Your objective: Without the pictures, print the lines running from the beginning of the material to the line containing "80, 90, 100]", both ends included.
=== Data provided ===
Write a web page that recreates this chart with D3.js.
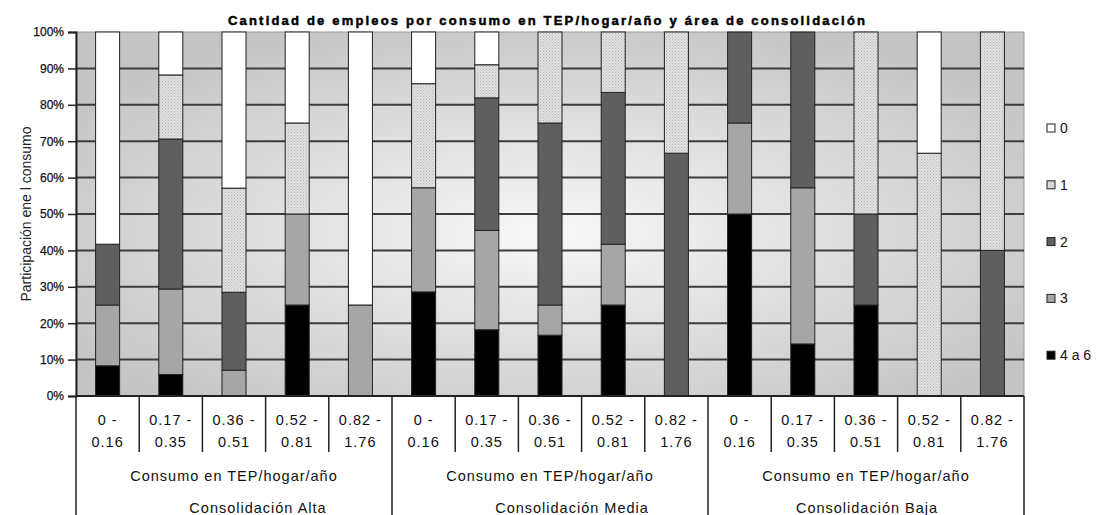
<!DOCTYPE html>
<html>
<head>
<meta charset="utf-8">
<script src="https://cdn.jsdelivr.net/npm/d3@7"></script>
<style>
  body { margin: 0; background: #fff; }
  svg { display: block; font-family: "Liberation Sans", Arial, sans-serif; }
</style>
</head>
<body>
<div id="chart"></div>
<script>
// grupos y rangos de consumo (TEP/hogar/año)
var groups = ["Consolidación Alta", "Consolidación Media", "Consolidación Baja"]
var ranges = [["0 -", "0.16"], ["0.17 -", "0.35"], ["0.36 -", "0.51"], ["0.52 -", "0.81"], ["0.82 -", "1.76"]]

// participación (%) por cantidad de empleos, en el orden grupo x rango
var empleos0 = [58.3, 11.8, 42.9, 25, 75, 14.3, 9.1, 0, 0, 0, 0, 0, 0, 33.3, 0]
var empleos1 = [0, 17.6, 28.6, 25, 0, 28.6, 9.1, 25, 16.7, 33.3, 0, 0, 50, 66.7, 60]
var empleos2 = [16.7, 41.2, 21.4, 0, 0, 0, 36.4, 50, 41.7, 66.7, 25, 42.9, 25, 0, 40]
var empleos3 = [16.7, 23.5, 7.1, 25, 25, 28.6, 27.3, 8.3, 16.7, 0, 25, 42.9, 0, 0, 0]
var empleos4a6 = [8.3, 5.9, 0, 25, 0, 28.6, 18.2, 16.7, 25, 0, 50, 14.3, 25, 0, 0]

var legendKeys = ["0", "1", "2", "3", "4 a 6"]
var yTicks = [0, 10, 20, 30, 40, 50, 60, 70, 80, 90, 100]

var fullWidth = 1101;
var fullHeight = 515;
var plot = {left: 76, right: 1024, top: 32, bottom: 396};

// construir filas para d3.stack
var rows = [];
for (var g = 0; g < groups.length; g++) {
  for (var r = 0; r < ranges.length; r++) {
    var i = g * ranges.length + r;
    rows.push({
      id: i, group: groups[g], range: ranges[r],
      "0": empleos0[i], "1": empleos1[i], "2": empleos2[i], "3": empleos3[i], "4 a 6": empleos4a6[i]
    });
  }
}

var stackOrder = ["4 a 6", "3", "2", "1", "0"];
var series = d3.stack().keys(stackOrder)(rows);

var fills = {"0": "#ffffff", "1": "url(#dots)", "2": "#5f5f5f", "3": "#a6a6a6", "4 a 6": "#000000"};

var x = d3.scaleBand()
  .domain(rows.map(function(d) { return d.id; }))
  .range([plot.left, plot.right])
  .paddingInner(0.62)
  .paddingOuter(0.31);
var y = d3.scaleLinear().domain([0, 100]).range([plot.bottom, plot.top]).clamp(true);

var svg = d3.select("#chart").append("svg")
  .attr("width", fullWidth)
  .attr("height", fullHeight);

var defs = svg.append("defs");
var grad = defs.append("radialGradient")
  .attr("id", "bg").attr("cx", "50%").attr("cy", "55%").attr("r", "62%");
grad.append("stop").attr("offset", "0%").attr("stop-color", "#f8f8f8");
grad.append("stop").attr("offset", "100%").attr("stop-color", "#c4c4c4");

var pat = defs.append("pattern")
  .attr("id", "dots").attr("width", 3).attr("height", 3)
  .attr("patternUnits", "userSpaceOnUse");
pat.append("rect").attr("width", 3).attr("height", 3).attr("fill", "#e2e2e2");
pat.append("rect").attr("x", 0).attr("y", 0).attr("width", 1).attr("height", 1).attr("fill", "#b4b4b4");
pat.append("rect").attr("x", 1.5).attr("y", 1.5).attr("width", 1).attr("height", 1).attr("fill", "#bcbcbc");

// fondo del área de trazado
svg.append("rect")
  .attr("x", plot.left).attr("y", plot.top)
  .attr("width", plot.right - plot.left).attr("height", plot.bottom - plot.top)
  .attr("fill", "url(#bg)")
  .attr("stroke", "#9a9a9a").attr("stroke-width", 1);

// líneas de división
svg.append("g").selectAll("line")
  .data(yTicks.slice(1, -1))
  .enter().append("line")
    .attr("x1", plot.left).attr("x2", plot.right)
    .attr("y1", function(d) { return y(d); })
    .attr("y2", function(d) { return y(d); })
    .attr("stroke", "#3c3c3c").attr("stroke-width", 2);

// barras apiladas
svg.append("g").selectAll("g")
  .data(series)
  .enter().append("g")
    .attr("fill", function(s) { return fills[s.key]; })
  .selectAll("rect")
  .data(function(s) { return s.filter(function(d) { return d[1] - d[0] > 0; }); })
  .enter().append("rect")
    .attr("x", function(d) { return x(d.data.id); })
    .attr("y", function(d) { return y(d[1]); })
    .attr("width", x.bandwidth())
    .attr("height", function(d) { return y(d[0]) - y(d[1]); })
    .attr("stroke", "#222")
    .attr("stroke-width", 1);

// eje y
var yAxis = svg.append("g")
  .attr("transform", "translate(" + plot.left + ",0)")
  .call(d3.axisLeft(y).tickValues(yTicks).tickSize(8).tickPadding(4)
    .tickFormat(function(d) { return d + "%"; }));
yAxis.select(".domain").attr("stroke", "#222").attr("stroke-width", 2);
yAxis.selectAll(".tick line").attr("stroke", "#222").attr("stroke-width", 1.5);
yAxis.selectAll(".tick text")
  .attr("font-size", 12).attr("fill", "#111")
  .attr("stroke", "#111").attr("stroke-width", 0.25)
  .attr("font-family", "'Liberation Sans', Arial, sans-serif");

// línea de 0%
svg.append("line")
  .attr("x1", plot.left).attr("x2", plot.right)
  .attr("y1", plot.bottom).attr("y2", plot.bottom)
  .attr("stroke", "#222").attr("stroke-width", 2);

svg.append("text")
  .attr("transform", "translate(26," + ((plot.top + plot.bottom) / 2) + ") rotate(-90)")
  .attr("text-anchor", "middle")
  .attr("dy", "0.35em")
  .attr("font-size", 14)
  .attr("fill", "#222")
  .text("Participación ene l consumo");

// tabla de categorías bajo el eje x
var step = x.step();
var tbl = svg.append("g");
var catBoundaries = d3.range(1, rows.length).filter(function(i) { return i % ranges.length != 0; });
tbl.selectAll(".catline")
  .data(catBoundaries)
  .enter().append("line")
    .attr("x1", function(i) { return plot.left + i * step; })
    .attr("x2", function(i) { return plot.left + i * step; })
    .attr("y1", plot.bottom).attr("y2", 452)
    .attr("stroke", "#222").attr("stroke-width", 1.5);

tbl.selectAll(".grpline")
  .data(d3.range(groups.length + 1))
  .enter().append("line")
    .attr("x1", function(g) { return plot.left + g * ranges.length * step; })
    .attr("x2", function(g) { return plot.left + g * ranges.length * step; })
    .attr("y1", plot.bottom).attr("y2", fullHeight)
    .attr("stroke", "#222").attr("stroke-width", 1.5);

var catText = tbl.selectAll(".cat")
  .data(rows)
  .enter().append("text")
    .attr("text-anchor", "middle")
    .attr("font-size", 14.5)
    .attr("letter-spacing", 1)
    .attr("fill", "#111");
catText.append("tspan")
  .attr("x", function(d) { return x(d.id) + x.bandwidth() / 2; })
  .attr("y", 425)
  .text(function(d) { return d.range[0]; });
catText.append("tspan")
  .attr("x", function(d) { return x(d.id) + x.bandwidth() / 2; })
  .attr("y", 447)
  .text(function(d) { return d.range[1]; });

var groupLabelShift = [24, 22, 1];
groups.forEach(function(name, g) {
  var cx = plot.left + (g + 0.5) * ranges.length * step;
  tbl.append("text")
    .attr("x", cx).attr("y", 481)
    .attr("text-anchor", "middle")
    .attr("font-size", 14.5).attr("letter-spacing", 1)
    .attr("fill", "#111")
    .text("Consumo en TEP/hogar/año");
  tbl.append("text")
    .attr("x", cx + groupLabelShift[g]).attr("y", 513)
    .attr("text-anchor", "middle")
    .attr("font-size", 14.5).attr("letter-spacing", 1)
    .attr("fill", "#111")
    .text(name);
});

// título
svg.append("text")
  .attr("x", 228).attr("y", 25)
  .attr("font-size", 13).attr("font-weight", "bold")
  .attr("stroke", "#000").attr("stroke-width", 0.5)
  .attr("textLength", 637).attr("lengthAdjust", "spacing")
  .attr("fill", "#000")
  .text("Cantidad de empleos por consumo en TEP/hogar/año y área de consolidación");

// leyenda
var legend = svg.append("g").selectAll("g")
  .data(legendKeys)
  .enter().append("g")
    .attr("transform", function(d, i) { return "translate(1047," + (128 + i * 56.8) + ")"; });
legend.append("rect")
  .attr("x", 0).attr("y", -4).attr("width", 8).attr("height", 8)
  .attr("fill", function(d) { return fills[d]; })
  .attr("stroke", "#222").attr("stroke-width", 1);
legend.append("text")
  .attr("x", 13).attr("dy", "0.35em")
  .attr("font-size", 14).attr("fill", "#111")
  .text(function(d) { return d; });
</script>
</body>
</html>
===
Correct answer:
Write a web page that recreates this chart with D3.js.
<!DOCTYPE html>
<html>
<head>
<meta charset="utf-8">
<script src="https://cdn.jsdelivr.net/npm/d3@7"></script>
<style>
  body { margin: 0; background: #fff; }
  svg { display: block; font-family: "Liberation Sans", Arial, sans-serif; }
</style>
</head>
<body>
<div id="chart"></div>
<script>
// grupos y rangos de consumo (TEP/hogar/año)
var groups = ["Consolidación Alta", "Consolidación Media", "Consolidación Baja"]
var ranges = [["0 -", "0.16"], ["0.17 -", "0.35"], ["0.36 -", "0.51"], ["0.52 -", "0.81"], ["0.82 -", "1.76"]]

// participación (%) por cantidad de empleos, en el orden grupo x rango
var empleos0 = [58.3, 11.8, 42.9, 25, 75, 14.3, 9.1, 0, 0, 0, 0, 0, 0, 33.3, 0]
var empleos1 = [0, 17.6, 28.6, 25, 0, 28.6, 9.1, 25, 16.7, 33.3, 0, 0, 50, 66.7, 60]
var empleos2 = [16.7, 41.2, 21.4, 0, 0, 0, 36.4, 50, 41.7, 66.7, 25, 42.9, 25, 0, 40]
var empleos3 = [16.7, 23.5, 7.1, 25, 25, 28.6, 27.3, 8.3, 16.7, 0, 25, 42.9, 0, 0, 0]
var empleos4a6 = [8.3, 5.9, 0, 25, 0, 28.6, 18.2, 16.7, 25, 0, 50, 14.3, 25, 0, 0]

var legendKeys = ["0", "1", "2", "3", "4 a 6"]
var yTicks = [0, 10, 20, 30, 40, 50, 60, 70, 80, 90, 100]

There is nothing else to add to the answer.